Williams County Board Of Commissioners Set Policy For Medical Marijuana

By: James Pruitt

County employees will not be allowed to use medical marijuana while working under a new policy being considered by officials.

The state will soon allow marijuana use via a prescription, but that won’t apply to county employees who work under a zero tolerance policy, which includes termination if caught.

The new law won’t change current practice.

Commissioners Alan Word, Lewis Hilkert and Brian Davis heard from JFS Director Fred Lord and County Prosecutor Katie Middleton to discuss the proposed changes.

The policy should read the same as current rules which demand a drug-free workplace and zero tolerance, Middleton said. No one will be exempted from the policy.

Training will be offered to department heads to teach them how to identify when someone is using marijuana. Despite the change in the state law, the county will still follow federal laws which prohibit the use of marijuana.

A resolution approving the new policy will come for a vote a later date.

The commissioners were also updated on the current status of the Northwest Water District.
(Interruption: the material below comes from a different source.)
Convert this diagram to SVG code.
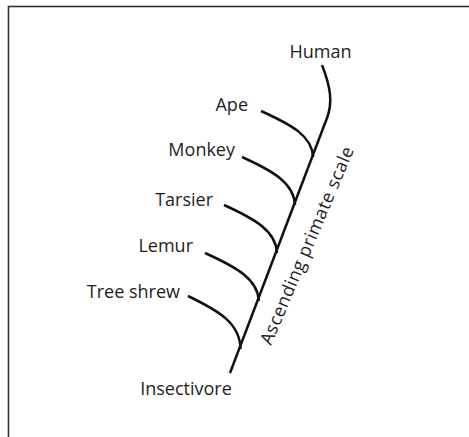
<svg xmlns="http://www.w3.org/2000/svg" width="469" height="437" viewBox="0 0 469 437">
<style>
text{font-family:"Open Sans","Noto Sans","Liberation Sans",sans-serif;font-size:18px;fill:#1e1e1e}
.l{text-anchor:end}
.ln{fill:none;stroke:#111;stroke-width:2.5;stroke-linecap:butt}
</style>
<rect x="0" y="0" width="469" height="437" fill="#fff"/>
<rect x="8.5" y="6.5" width="500" height="500" fill="none" stroke="#333" stroke-width="1.6"/>
<g id="connectors">
<path class="ln" d="M322,65 C331,88 332.7,103 327,118 L230,373"/>
<path class="ln" d="M261,111 C292,125 312,136 313.2,157"/>
<path class="ln" d="M242,157 C273,171 294,183 295,205"/>
<path class="ln" d="M224,205 C255,219 276,231 277,253"/>
<path class="ln" d="M205,253 C236,267 258,279 258.8,301"/>
<path class="ln" d="M188,296 C219,311 240,323 240.5,349"/>
</g>
<g id="human"><text x="320.5" y="58" text-anchor="middle">Human</text></g>
<g id="ape"><text class="l" x="248" y="111">Ape</text></g>
<g id="monkey"><text class="l" x="235" y="156">Monkey</text></g>
<g id="tarsier"><text class="l" x="213" y="206">Tarsier</text></g>
<g id="lemur"><text class="l" x="193" y="252">Lemur</text></g>
<g id="treeshrew"><text class="l" x="180" y="298">Tree shrew</text></g>
<g id="insectivore"><text x="186" y="395" text-anchor="middle">Insectivore</text></g>
<g id="scale"><text transform="translate(271,346) rotate(-67)" textLength="213" lengthAdjust="spacing">Ascending primate scale</text></g>
</svg>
Board President Brian Davis wanted a general conversation and convened several officials.

According to Davis, the county has spent $95,000 year to date on the operation. Davis wanted to know if the operator was ready to run things on his own so the county could sever the contract with AOP.

Cameron Baer said he had a Class I license, but was also working part-time for AOP so he could have liability coverage. He has also been paid by the Water District.
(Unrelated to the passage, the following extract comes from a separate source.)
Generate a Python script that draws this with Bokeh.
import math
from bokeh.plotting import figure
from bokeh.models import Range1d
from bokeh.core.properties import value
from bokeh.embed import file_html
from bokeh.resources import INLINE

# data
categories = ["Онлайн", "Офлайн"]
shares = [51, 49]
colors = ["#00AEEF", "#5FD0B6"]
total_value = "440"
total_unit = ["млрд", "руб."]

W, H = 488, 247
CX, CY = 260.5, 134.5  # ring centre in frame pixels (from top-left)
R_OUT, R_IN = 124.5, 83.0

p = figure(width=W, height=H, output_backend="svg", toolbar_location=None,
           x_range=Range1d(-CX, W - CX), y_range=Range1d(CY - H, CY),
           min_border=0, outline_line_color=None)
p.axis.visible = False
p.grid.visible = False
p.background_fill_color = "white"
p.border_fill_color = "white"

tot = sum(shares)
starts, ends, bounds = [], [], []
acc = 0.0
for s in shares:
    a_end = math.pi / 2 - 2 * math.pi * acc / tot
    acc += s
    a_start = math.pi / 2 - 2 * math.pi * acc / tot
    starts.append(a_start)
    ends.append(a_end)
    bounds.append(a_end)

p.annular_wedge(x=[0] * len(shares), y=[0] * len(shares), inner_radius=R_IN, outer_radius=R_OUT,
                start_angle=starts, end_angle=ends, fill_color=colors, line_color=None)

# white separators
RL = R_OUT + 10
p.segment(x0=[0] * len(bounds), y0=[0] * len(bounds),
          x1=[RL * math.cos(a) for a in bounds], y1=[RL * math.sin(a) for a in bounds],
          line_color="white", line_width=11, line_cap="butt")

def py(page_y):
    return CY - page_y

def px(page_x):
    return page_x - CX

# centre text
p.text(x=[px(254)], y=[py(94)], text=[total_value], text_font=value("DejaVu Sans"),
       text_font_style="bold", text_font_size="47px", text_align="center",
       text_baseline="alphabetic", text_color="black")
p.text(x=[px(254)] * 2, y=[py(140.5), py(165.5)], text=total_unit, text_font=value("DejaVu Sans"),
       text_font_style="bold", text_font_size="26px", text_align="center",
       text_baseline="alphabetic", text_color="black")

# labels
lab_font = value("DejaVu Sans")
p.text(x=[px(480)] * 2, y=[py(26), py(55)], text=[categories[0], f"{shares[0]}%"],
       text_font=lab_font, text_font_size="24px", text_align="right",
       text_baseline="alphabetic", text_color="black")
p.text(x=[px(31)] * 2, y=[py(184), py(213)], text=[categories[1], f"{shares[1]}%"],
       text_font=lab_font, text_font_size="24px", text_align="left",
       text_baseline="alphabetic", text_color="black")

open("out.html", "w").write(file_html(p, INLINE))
For Davis, it’s a matter of reducing costs until the site is developed. Pilot, which owns the site, is not expecting to build on the property for many years, Davis said.

In the meantime, Flying J is making interest payments on the $2 million loan for the water district.

There will be some investigation into the benefits of creating a Tax Increment Financing Authority if and when development comes. While Flying J is making payments now, if the site is developed the county has to pay back all the money paid into it by the company.

In other news:
The board approved the transition of Michael Levy from trainee to full-time 911 Emergency Telecommunicator.

Approved advertising for sealed bids for the Dunham Estate Sanitary Sewer Improvements project. The bids will be opened at 10:30 a.m., Sept. 12.